De ambas partes, que se integran para componer una vida de privaciones y soledades, puede que la primera resulte, para un lector exigente, la más problemática del conjunto. En ella se narra la vida de esta niña de ocho años, en plena batalla vital contra las inequidades del sistema revolucionario cubano, cuyos primeros pivotes resultan la violencia y el abuso, amparados en las argucias del partidismo, el amiguismo y la débil voluntad de la madre, quien se deja arrebatar a la hija primero por el padre y luego por el Estado. El narrador, y he allí el problema, asume un tono inverosímil para una niña de la edad ya mencionada, tanto en el manejo del lenguaje como en la propia puesta en escena de su subjetividad: los sufrimientos y las reflexiones que se recogen en el diario son enunciados frontal y explícitamente, con la expresa claridad del adulto que los rememora y no del niño que en vivo los apunta:

 

Luego regresé a la casa. Volví adentro a estudiar, que significa mirar fijamente los garabatos que copio de la pizarra verde olivo despintada. Cuando mi padre me lleva, las pocas veces que voy, copio todo sin entender. Antes la escuela era una pesadilla, ahora me gusta mucho ir, aunque sea para ver a los otros niños (p. 56).

 

En esto último, la evocación de la infancia asumida por la autora difiere de propuestas mucho más contundentes, como la de Persépolis (2000) de la ilustradora iraní Marjane Satrapi, cuyo trazo infantil y narración retrospectiva permiten abordar tangencialmente el contexto histórico y político de la niñez, a pesar de que la opresión vivida sea el tema principal de la narración y no exista un afán escapista en el relato. O incluso de las crudas narraciones de un Pedro Juan Gutiérrez, cuya aproximación a la Cuba desvencijada de los noventa se encuentra enemistada con el orden, mas no así al hacer la denuncia del agravio y de la injusticia. Todos se van, por su parte, sortea el peligro de convertir la ficción en un manifiesto político soterrado, a fuerza del más puro anclaje en la anécdota descrita; una estrategia políticamente eficiente, tal vez, pero que sabotea el efecto de cotidianidad retratada al que las páginas del diario íntimo pretenden aspirar, al preferir la narración de los sucesos por sobre el mundo interior de la pequeña Nieve.

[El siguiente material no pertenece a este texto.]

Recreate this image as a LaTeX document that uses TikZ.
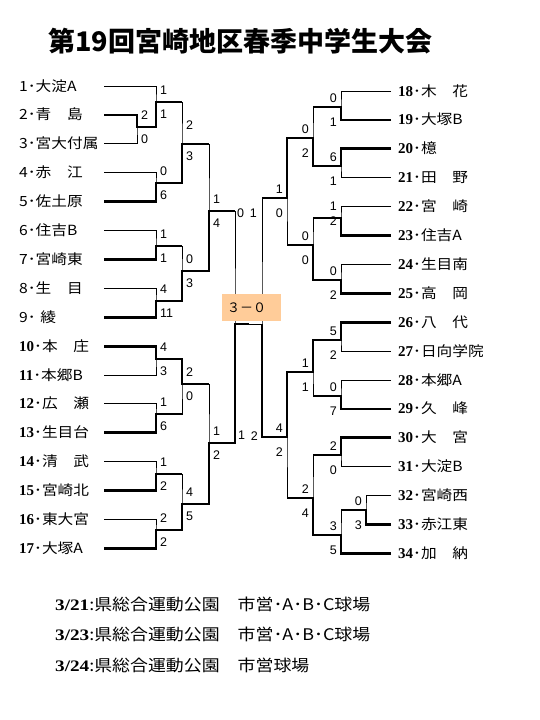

Otra manera de verlo podría insistir en la importancia de retratar la brutal intromisión de la política cubana hasta en el más nimio asunto del mundo infantil y preadolescente de la isla, cuya omnipresencia retomaría la sensación de enclaustramiento apuntada por Virgilio Piñera en su Isla en peso (1943). Esto parece enunciarse luego, en el diario, en boca de la propia madre de Nieve:

 

Mi madre me dice que si quiero vivir sin hablar de política tengo que irme a Canadá, a una aldea bien fría donde vive gente que tala árboles y ni se entera ni le interesa el nombre del presidente que gobierna ese país. En Cuba, según ella, la política está en lo que te comes, en lo que te pones, en dónde vives, en lo que tienes y hasta en lo que no tienes (p. 187).

 

Claro que asumir ese mandamiento implicaría también cuestionarse si la ficción adquiere su valor de cara a una cierta fidelidad histórica, o más bien a la inmanencia de su mundo propiamente elaborado. Está claro que la segunda postura descartaría al Diario de Anna Frank como un texto literario, pero ubicándolo a su vez en el renglón histórico consabido. Cosa que, claro está, no podría hacerse con la novela que nos ocupa. Son turbias las aguas de la frontera entre historia y literatura.

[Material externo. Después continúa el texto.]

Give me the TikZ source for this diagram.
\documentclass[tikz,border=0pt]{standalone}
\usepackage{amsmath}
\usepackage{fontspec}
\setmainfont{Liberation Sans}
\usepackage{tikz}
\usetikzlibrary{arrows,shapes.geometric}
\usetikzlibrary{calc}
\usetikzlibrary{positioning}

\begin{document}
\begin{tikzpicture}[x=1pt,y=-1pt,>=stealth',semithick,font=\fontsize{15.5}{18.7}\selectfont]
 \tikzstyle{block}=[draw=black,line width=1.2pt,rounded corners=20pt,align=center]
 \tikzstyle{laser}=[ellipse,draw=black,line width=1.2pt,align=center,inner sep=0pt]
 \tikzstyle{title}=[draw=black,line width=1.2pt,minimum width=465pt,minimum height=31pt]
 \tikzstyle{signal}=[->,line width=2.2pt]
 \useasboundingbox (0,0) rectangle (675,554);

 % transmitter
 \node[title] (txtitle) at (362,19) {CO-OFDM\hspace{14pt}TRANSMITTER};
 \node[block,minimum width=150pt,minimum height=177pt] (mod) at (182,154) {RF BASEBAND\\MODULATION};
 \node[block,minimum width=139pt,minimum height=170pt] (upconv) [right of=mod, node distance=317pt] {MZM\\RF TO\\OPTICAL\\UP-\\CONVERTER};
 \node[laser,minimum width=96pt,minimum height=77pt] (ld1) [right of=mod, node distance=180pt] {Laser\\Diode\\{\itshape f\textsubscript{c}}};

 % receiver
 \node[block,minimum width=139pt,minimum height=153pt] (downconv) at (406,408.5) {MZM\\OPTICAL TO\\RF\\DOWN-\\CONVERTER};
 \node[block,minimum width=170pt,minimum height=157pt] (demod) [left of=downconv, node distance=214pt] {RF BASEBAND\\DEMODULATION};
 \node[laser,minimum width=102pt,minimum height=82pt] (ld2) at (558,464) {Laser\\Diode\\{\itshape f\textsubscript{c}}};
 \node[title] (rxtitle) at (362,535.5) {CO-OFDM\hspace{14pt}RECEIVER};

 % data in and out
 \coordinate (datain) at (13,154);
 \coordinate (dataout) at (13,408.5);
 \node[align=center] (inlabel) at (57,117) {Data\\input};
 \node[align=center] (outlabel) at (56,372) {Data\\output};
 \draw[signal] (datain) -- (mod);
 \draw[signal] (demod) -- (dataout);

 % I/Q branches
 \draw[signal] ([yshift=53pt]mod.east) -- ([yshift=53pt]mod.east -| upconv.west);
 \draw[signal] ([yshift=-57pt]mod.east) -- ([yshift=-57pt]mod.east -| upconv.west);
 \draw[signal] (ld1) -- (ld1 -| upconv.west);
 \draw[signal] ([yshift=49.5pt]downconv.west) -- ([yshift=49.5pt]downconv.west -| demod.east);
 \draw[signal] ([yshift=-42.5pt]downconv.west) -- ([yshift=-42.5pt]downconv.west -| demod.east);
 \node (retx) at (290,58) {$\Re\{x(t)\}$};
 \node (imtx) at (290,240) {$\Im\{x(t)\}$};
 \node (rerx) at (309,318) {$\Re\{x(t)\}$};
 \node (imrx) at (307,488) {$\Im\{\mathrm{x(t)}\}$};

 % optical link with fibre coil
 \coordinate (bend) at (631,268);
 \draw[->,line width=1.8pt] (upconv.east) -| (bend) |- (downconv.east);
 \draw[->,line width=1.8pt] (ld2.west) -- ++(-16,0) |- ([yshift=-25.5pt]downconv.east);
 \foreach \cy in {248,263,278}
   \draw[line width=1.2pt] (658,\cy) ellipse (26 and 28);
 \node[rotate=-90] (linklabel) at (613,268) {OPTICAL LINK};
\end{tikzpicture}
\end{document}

“Diario de adolescencia”, segunda parte de la novela, emprende la denuncia política con mucha mayor libertad que la primera, dado que el personaje narrador se encuentra libre ya de la necesidad de aparentar una visión infantil de las cosas. Esto permite una narración mucho más ágil, segura de sí misma, con momentos de suma potencia como la descripción del armamento (granadas de mortero, granadas de mango) durante la estancia de Nieve en el campamento militar, combinadas inteligentemente con citas de poetas locales y del cancionero popular cubano; aunque el personaje adolezca, a ratos, de los conflictos propios de la entrada a la adultez o, por ejemplo, de la pérdida de la virginidad, que se produce a manos de un artista plástico que, como tantos otros personajes, huirá al extranjero y abandonará a Nieve en La Habana.

Las últimas escenas del libro, de hecho, mostrarán a una Nieve muy distinta de la templada e indómita prepúber que en la primera parte relataba sus desgracias, y culminará encerrándola en una casa enorme y aburguesada, inmovilizada por el amor y convertida en “una piedra de hielo con algunas algas, unos cuantos moluscos, papeles arrugados y arena dispersa” (p. 285). La repetición de la imagen materna, abandonada por sus sucesivos amantes, entre los que está el padre de la narradora, y sentenciada al silencio y la oscuridad, será el ineludible destino de Nieve, aferrada a la escritura del diario como la única forma de desahogo en medio de un mar Caribe completamente helado, tal y como dice Dante que es el corazón mismo de los infiernos.